Coming next week, the R9PLUS system


As you know, I have been busy preparing for the written exam, to become certified as a Missouri Court Interpreter. I will sit for the exam on November 6 (yippee!) – please, wish me luck!

Next up, a neat jig!

Starting next week I will be back in the shop – and, first up, I get to use the newest jig from Leigh, the R9 Plus Joinery System. I look forward to making 3 sizes of box joints and 3 sizes of through dovetails, all on boards of any width.

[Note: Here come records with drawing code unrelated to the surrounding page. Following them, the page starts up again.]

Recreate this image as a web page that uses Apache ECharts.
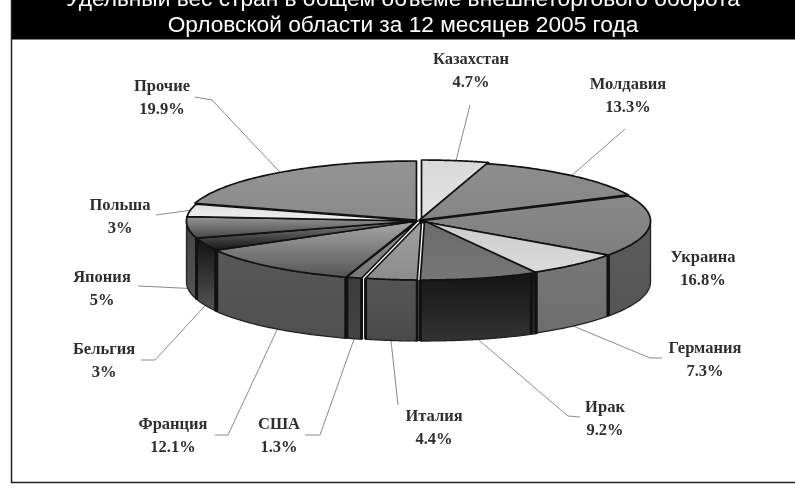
<!DOCTYPE html>
<html><head><meta charset="utf-8">
<style>html,body{margin:0;padding:0;background:#fff}#c{width:795px;height:496px}</style>
<script src="https://cdn.jsdelivr.net/npm/echarts@6/dist/echarts.min.js"></script>
</head><body><div id="c"></div>
<script>
const countries = ['Казахстан','Молдавия','Украина','Германия','Ирак','Италия','США','Франция','Бельгия','Япония','Польша','Прочие'];
const shares = [4.7,13.3,16.8,7.3,9.2,4.4,1.3,12.1,3,5,3,19.9];
const titleLines = ['Удельный вес стран в общем объеме внешнеторгового оборота','Орловской области за 12 месяцев 2005 года'];

const topTones = [['#e4e4e4','#d8d8d8'],['#858585','#8e8e8e'],['#7e7e7e','#8a8a8a'],['#dcdcdc','#cacaca'],['#777','#6a6a6a'],['#8c8c8c','#a0a0a0'],['#777','#8f8f8f'],['#555','#a8a8a8'],['#111','#888'],['#444','#999'],['#f0f0f0','#e0e0e0'],['#8a8a8a','#949494']];
const wallTones = [['#555','#555'],['#555','#555'],['#5c5c5c','#555'],['#777','#6e6e6e'],['#151515','#333'],['#555','#4a4a4a'],['#3c3c3c','#444'],['#585858','#505050'],['#111','#555'],['#444','#555'],['#555','#555'],['#555','#555']];
const explode = [[3,-2],[1,-1],[1,0],[1,0],[6,0],[3,0],[-1,0],[-2,0],[-1,0],[-1,0],[-1,0],[-2,-1]];
// label centre; leader path after the point where it leaves the pie
const labelAt = [[471,71],[628,96],[703,269],[705,360],[605,419],[434,428],[279,436],[173,436],[104,361],[102,289],[120,217],[162,98]];
const leaderPath = [[[470,105]],[[625,129]],null,[[650,358],[662,358]],[[568,416],[580,417]],[[398,405]],[[320,435],[305,435]],[[228,435],[215,435]],[[155,360],[141,360]],[[160,287],[138,286]],[[156,215]],[[212,100],[195,97]]];

const CX=418.5, CY=221, RX=231, RY=59, DEPTH=61;
const warp = t => t - 10*Math.exp(-Math.pow((t-230)/45,2));
const pt = deg => { const a=warp(deg)*Math.PI/180; return [CX+RX*Math.sin(a), CY-RY*Math.cos(a)]; };
const total = shares.reduce((a,b)=>a+b,0);

function renderItem(params, api){
  const i = params.dataIndex;
  let sum=0; for(let k=0;k<i;k++) sum+=shares[k];
  const a0=sum/total*360, a1=(sum+api.value(0))/total*360;
  const [ex,ey]=explode[i];
  const arc=[]; for(let k=0;k<=60;k++){const p=pt(a0+(a1-a0)*k/60);arc.push([p[0]+ex,p[1]+ey]);}
  const apex=[CX+ex,CY+ey];
  const children=[];
  const w=arc.filter(p=>p[1]-ey>=CY-1);
  if(w.length>1){
    const wall=w.concat(w.slice().reverse().map(p=>[p[0],p[1]+DEPTH]));
    children.push({type:'polygon',z2:10,shape:{points:wall},style:{
      fill:new echarts.graphic.LinearGradient(0,0,0,1,[{offset:0,color:wallTones[i][0]},{offset:1,color:wallTones[i][1]}]),
      stroke:'#222',lineWidth:1.3}});
    [w[0],w[w.length-1]].forEach(p=>{
      if(p[1]-ey>CY+5) children.push({type:'line',z2:11,shape:{x1:p[0],y1:p[1],x2:p[0],y2:p[1]+DEPTH},style:{stroke:'#111',lineWidth:3}});
    });
  }
  children.push({type:'polygon',z2:20,shape:{points:[apex].concat(arc)},style:{
    fill:new echarts.graphic.LinearGradient(0.5,1,0.5,0,[{offset:0,color:topTones[i][0]},{offset:1,color:topTones[i][1]}]),
    stroke:'#111',lineWidth:1.7,lineJoin:'round'}});
  const m=pt((a0+a1)/2);
  const base=[m[0]+ex,m[1]+(m[1]>CY?DEPTH:0)];
  if(leaderPath[i]) children.push({type:'polyline',z2:5,shape:{points:[base].concat(leaderPath[i])},style:{stroke:'#8a8a8a',lineWidth:1,fill:null}});
  children.push({type:'text',z2:30,style:{x:labelAt[i][0],y:labelAt[i][1],text:countries[i]+'\n'+shares[i]+'%',
    align:'center',verticalAlign:'middle',fontFamily:'"Liberation Serif"',fontWeight:'bold',fontSize:16.5,lineHeight:22.5,fill:'#2e2e2e'}});
  return {type:'group',children};
}

const chart=echarts.init(document.getElementById('c'),null,{renderer:'canvas'});
chart.setOption({
  animation:false,
  backgroundColor:'#fff',
  graphic:[
    {type:'rect',z:0,shape:{x:11,y:0,width:784,height:39.5},style:{fill:'#000'}},
    {type:'line',z:0,shape:{x1:11.5,y1:0,x2:11.5,y2:483},style:{stroke:'#222',lineWidth:1.5}},
    {type:'line',z:0,shape:{x1:11,y1:482.5,x2:795,y2:482.5},style:{stroke:'#222',lineWidth:1.5}},
    {type:'text',z:1,style:{x:403,y:0,text:titleLines[0],align:'center',verticalAlign:'middle',fontFamily:'"Liberation Sans"',fontSize:22.7,fill:'#fff'}},
    {type:'text',z:1,style:{x:403,y:26,text:titleLines[1],align:'center',verticalAlign:'middle',fontFamily:'"Liberation Sans"',fontSize:22.7,fill:'#fff'}}
  ],
  series:[{type:'custom',coordinateSystem:'none',renderItem,data:shares.map((v,i)=>({name:countries[i],value:[v]})),silent:true}]
});
</script></body></html>
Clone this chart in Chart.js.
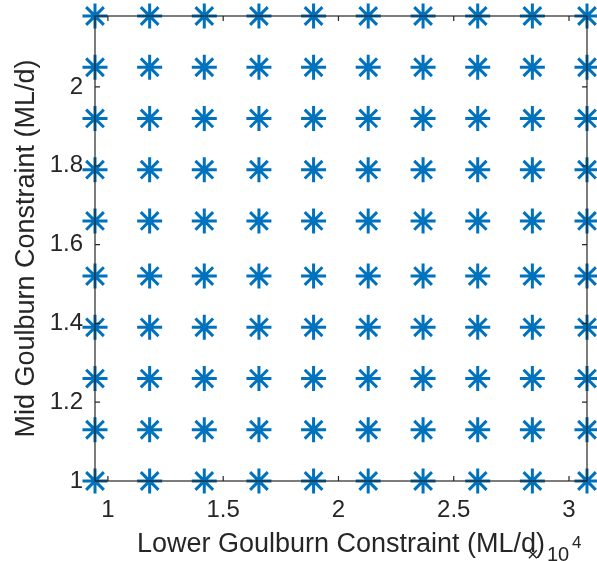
<!doctype html>
<html lang="en">
<head>
    <meta charset="utf-8" />
    <title>Goulburn constraints</title>
    <script src="https://cdn.jsdelivr.net/npm/chart.js@4.4.0/dist/chart.umd.min.js"></script>
    <style>
        html, body { margin: 0; padding: 0; background: #fff; }
        #chartBox { width: 597px; height: 561px; }
    </style>
</head>
<body>
    <div id="chartBox">
        <canvas id="myChart" width="597" height="561"></canvas>
    </div>

    <script>
        // Lower Goulburn constraint values (ML/d)
        const lowerVals = [9440, 11810, 14180, 16550, 18920, 21290, 23670, 26040, 28410, 30780];
        // Mid Goulburn constraint values (ML/d)
        const midVals = [1.00, 1.13, 1.26, 1.39, 1.52, 1.66, 1.79, 1.92, 2.05, 2.18];
        // tick positions
        const xTicks = [10000, 15000, 20000, 25000, 30000];
        const yTicks = [1, 1.2, 1.4, 1.6, 1.8, 2];

        const axisColor = '#262626';
        const fontFam = "'Liberation Sans', Arial, Helvetica, sans-serif";

        const points = [];
        lowerVals.forEach(x => {
            midVals.forEach(y => points.push({ x: x, y: y }));
        });

        // box with inward ticks, plus the x10^4 exponent label
        const matlabAxes = {
            id: 'matlabAxes',
            afterDatasetsDraw(chart) {
                const { ctx, chartArea: a, scales } = chart;
                const tl = 5;
                ctx.save();
                ctx.strokeStyle = axisColor;
                ctx.lineWidth = 1.2;
                ctx.strokeRect(a.left, a.top, a.right - a.left, a.bottom - a.top);
                ctx.beginPath();
                xTicks.forEach(v => {
                    const px = scales.x.getPixelForValue(v);
                    ctx.moveTo(px, a.bottom); ctx.lineTo(px, a.bottom - tl);
                    ctx.moveTo(px, a.top); ctx.lineTo(px, a.top + tl);
                });
                yTicks.forEach(v => {
                    const py = scales.y.getPixelForValue(v);
                    ctx.moveTo(a.left, py); ctx.lineTo(a.left + tl, py);
                    ctx.moveTo(a.right, py); ctx.lineTo(a.right - tl, py);
                });
                ctx.stroke();

                ctx.fillStyle = axisColor;
                ctx.textBaseline = 'alphabetic';
                ctx.textAlign = 'left';
                ctx.font = '20px ' + fontFam;
                ctx.fillText('\u00d7', 527, 561);
                ctx.fillText('10', 547, 561);
                ctx.font = '17px ' + fontFam;
                ctx.fillText('4', 572, 548);
                ctx.restore();
            }
        };

        const ctx = document.getElementById('myChart').getContext('2d');
        const myChart = new Chart(ctx, {
            type: 'scatter',
            data: {
                datasets: [{
                    data: points,
                    pointStyle: 'star',
                    radius: 12.5,
                    borderWidth: 3,
                    borderColor: '#0072BD',
                    backgroundColor: '#0072BD',
                    clip: false
                }]
            },
            options: {
                responsive: false,
                animation: false,
                devicePixelRatio: 1,
                layout: {
                    autoPadding: false,
                    padding: { top: 16, right: 10, left: 0, bottom: 0 }
                },
                plugins: {
                    legend: { display: false },
                    tooltip: { enabled: false }
                },
                scales: {
                    x: {
                        type: 'linear',
                        min: lowerVals[0],
                        max: lowerVals[lowerVals.length - 1],
                        afterBuildTicks: s => { s.ticks = xTicks.map(v => ({ value: v })); },
                        afterFit: s => {
                            s.height = 80;
                            s.paddingLeft = 0;
                            s.paddingRight = 0;
                        },
                        grid: { display: false, drawTicks: false },
                        border: { display: false },
                        ticks: {
                            color: axisColor,
                            font: { family: fontFam, size: 24 },
                            padding: 15,
                            maxRotation: 0,
                            callback: v => String(v / 10000)
                        },
                        title: {
                            display: true,
                            text: 'Lower Goulburn Constraint (ML/d)',
                            color: axisColor,
                            font: { family: fontFam, size: 27 },
                            padding: { top: 0, bottom: 0 }
                        }
                    },
                    y: {
                        type: 'linear',
                        min: midVals[0],
                        max: midVals[midVals.length - 1],
                        afterBuildTicks: s => { s.ticks = yTicks.map(v => ({ value: v })); },
                        afterFit: s => {
                            s.width = 95;
                            s.paddingTop = 0;
                            s.paddingBottom = 0;
                        },
                        grid: { display: false, drawTicks: false },
                        border: { display: false },
                        ticks: {
                            color: axisColor,
                            font: { family: fontFam, size: 24 },
                            padding: 12,
                            callback: v => String(v)
                        },
                        title: {
                            display: true,
                            text: 'Mid Goulburn Constraint (ML/d)',
                            color: axisColor,
                            font: { family: fontFam, size: 27 },
                            padding: { top: 10, bottom: 0 }
                        }
                    }
                }
            },
            plugins: [matlabAxes]
        });
    </script>
</body>
</html>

This will be a GREAT investment for anyone looking for a low initial investment to do this joinery!

For example, for dovetails, with the template in the right-hand position:


And for finger joints on a narrow work piece:

The following are the features of this new jig:

  • Unlimited board widths
  • Through dovetails
  • Any board thickness up to 13/16”
  • 3 pin widths – 3/8”, 7/16” & 1/2”
  • 2 joint pitches, 1 1/2” & 3/4”
  • Box joints
  • Any board thickness up to 1”
  • 3 sizes – 3/16”, 3/8” & 3/4”
  • No jig adjustments
  • Joint fit is controlled by patented eBush
  • Works on your router table or with a standalone router
  • Adjustable width clamping
  • Mounts to shop made beam to keep cost low
  • Replaceable backer board eliminates tear out


Disclosure: Leigh provides me with jigs from time to time, for evaluation purposes. I provide my own reviews here on the blog. And I help people with questions about joinery using the Leigh jigs — many of you know I love pitching in to help, whenever I can.